A review of New River Behavioral Health (NRBH) minutes show the Board and Finance Committee met monthly from 2008 (to now). While the Board (commissioners from 5 counties of Alleghany, Ashe, Avery, Watauga, and Wilkes) attempts to place responsibility for the financial debacle on the CEO, CFO, and Smoky Mountain Center (none of which had voting power) the actual fault lies in the (NRBH) Board’s willful negligence.
Since 2008, they had 3 CFOs and 1 financial analyst present monthly the financial situation and possible courses of action. Obviously, the Board was given full disclosure, including audited financial statements. Within six months, they were warned of a projected $1.3 million operating loss and were given options to correct the shortfall. When does the staff become uncomfortable bringing bad news to a group that blatantly ignores it? The Board chose not to address the deficit. New River Service Authority (the new NRBH) began with $3.8 million less in funding than the previous provider; that is when the Board should have cut expenses. Instead, they initially gave the employees a 4 percent salary increase but later rescinded the raise. The financial statements consistently revealed operating losses: 2008 – ($1,966,208); 2009 – ($1,040,132); 2010 – ($765,705).

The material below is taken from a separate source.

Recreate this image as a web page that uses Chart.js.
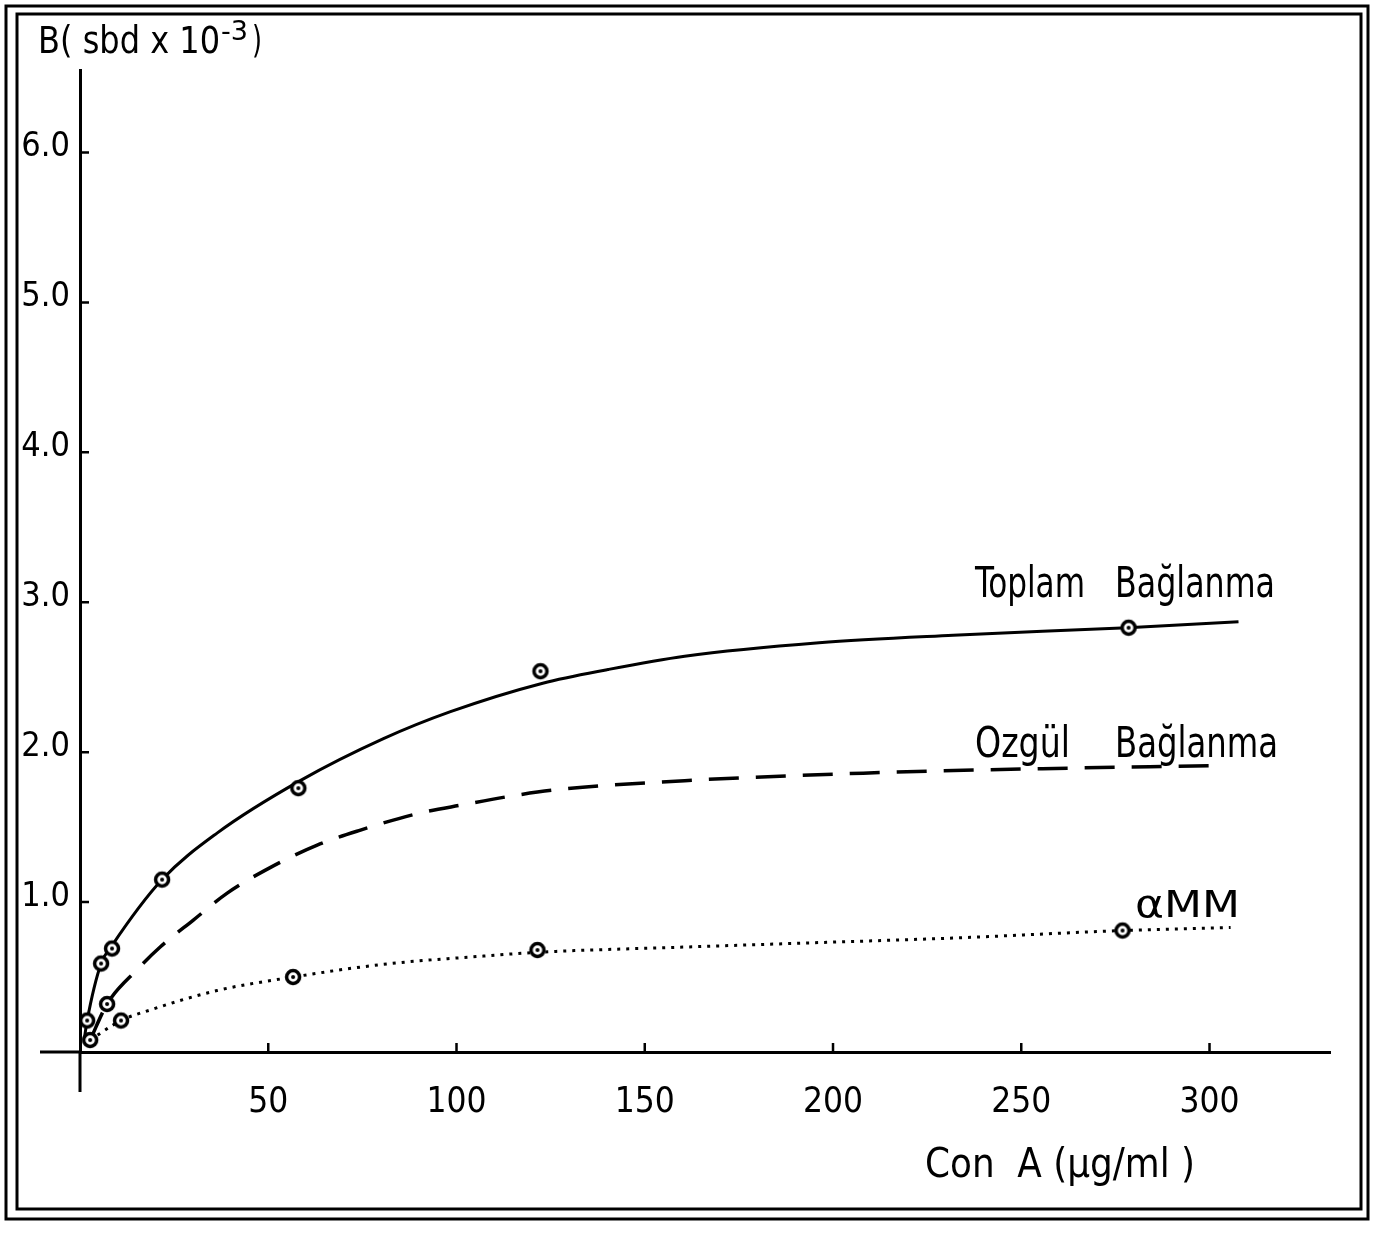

How did NRBH stay in business? In 2008, $3,518,763 was transferred from the previous provider. The operating losses came from these funds. When this transfer sum and additional funding dried up, they just kept spending and ignored fiscal reality. The minutes show that NRBH refused to reduce the number of employees, because that meant revenue losses. They forgot or ignored the truth that employees cost exceeded revenue generation. However, to stop the ‘hemorrhaging’ NRBH spread themselves thin by expanding the service area.
Yes, the staff is responsible for mismanaging claims processing and receivables. There may even be embezzlement. However, despite the receivable problems, this operation was doomed to fail. Was the Board, again, chosen commissioners from the 5 counties, running a Ponzi scheme? Did their plan catch up with them? Now, they are blaming everyone except themselves. Even more profoundly, who do they expect to pay for this failure? Of course, the taxpayers.
The Board struggled to maintain this socialized mental health system. However, it finally became more than their individual fund balances could potentially handle. They finally did what should have been done initially; that is, turned it over to a private provider. Ashe County’s Judy Poe is the first commissioner on record to call for a shut down; the other county board members went kicking and screaming. Now, Commissioner Poe needs to review the minutes herself. Also, as with any contract which places liability on a county, the county managers and finance directors should have been monitoring, and included with the county audits, the finances of this 5-county government organization. We expect the counties to collect on insurance bonds and personal liability before seriously considering dipping into the taxpayers’ funds. We expect far more accountability from those elected, staff, contracted auditors, and the Local Government Commission. Last, but certainly not least, we call for Rep. Jordan and Sen. Soucek to initiate a thorough state investigation and ratify real reform laws.
Deborah Greene
Boone







"Once again I will state that there is no contract between Martin Starnes and NRSA for audit services. I have been assured this by the firm as well as staff members of a NRSA member county.
Please let me know if you have additional questions.
Sharon G. Edmundson, CPA
Director, Fiscal Management Section
State and Local Government Finance Division
North Carolina Department of State Treasurer
325 N. Salisbury Street
Raleigh, NC 27603
Phone: (919) 807-2380
Fax: (919) 807-2398"
"The County also participates in a joint venture to operate Smokey Mountain Center with fifteen other local governments. Wilkes County appoints two board members to the thirty-member board and one member to the advisory board of Smokey Mountain Center. The County has an ongoing financial responsibility for the joint venture because Smokey Mountain Center's continued existence depends on the participating governments' continued funding. None of the participating governments have any equity interest in Smokey Mountain Center, so no equity interest has been reflected in the financial statements at June 30, 2010. In accordance with the intergovernmental agreement between the participating governments, the County appropriated $324,000 to Smokey Mountain Center to supplement its activities. Complete financial statements for Smokey Mountain Center can be obtained from the entity's offices at 44 Bonnie Lane, Sylva, North Carolina 28779."
The 5 counties did not enter into a joint venture to operate Smokey Mountain Center. The only correct statement in that footnote is the reference to a commissioner appointed to the SMC board. None of the 5 counties operate SMC; they operate NRSA. The joint venture was with 5 counties and not 15. The funding obligation is not to SMC; it is to NRSA. SMC and NRSA are two separate entities. SMC is a local management entity which NRSA contracted with to provide the required local management services as required by NC State Law. It would appear that Martin Starnes & Associates, Inc. never looked at the interlocal agreement or they would have known that this footnote was grossly inaccurate. And, by not reading the agreement, Martin Starnes & Associates, Inc. failed to read the "liability statement" and therefore the financial information that should have been part of the Alleghany and Wilkes financial statements was not. And, now the NRSA has selected this same auditing firm to audit the NRSA itself.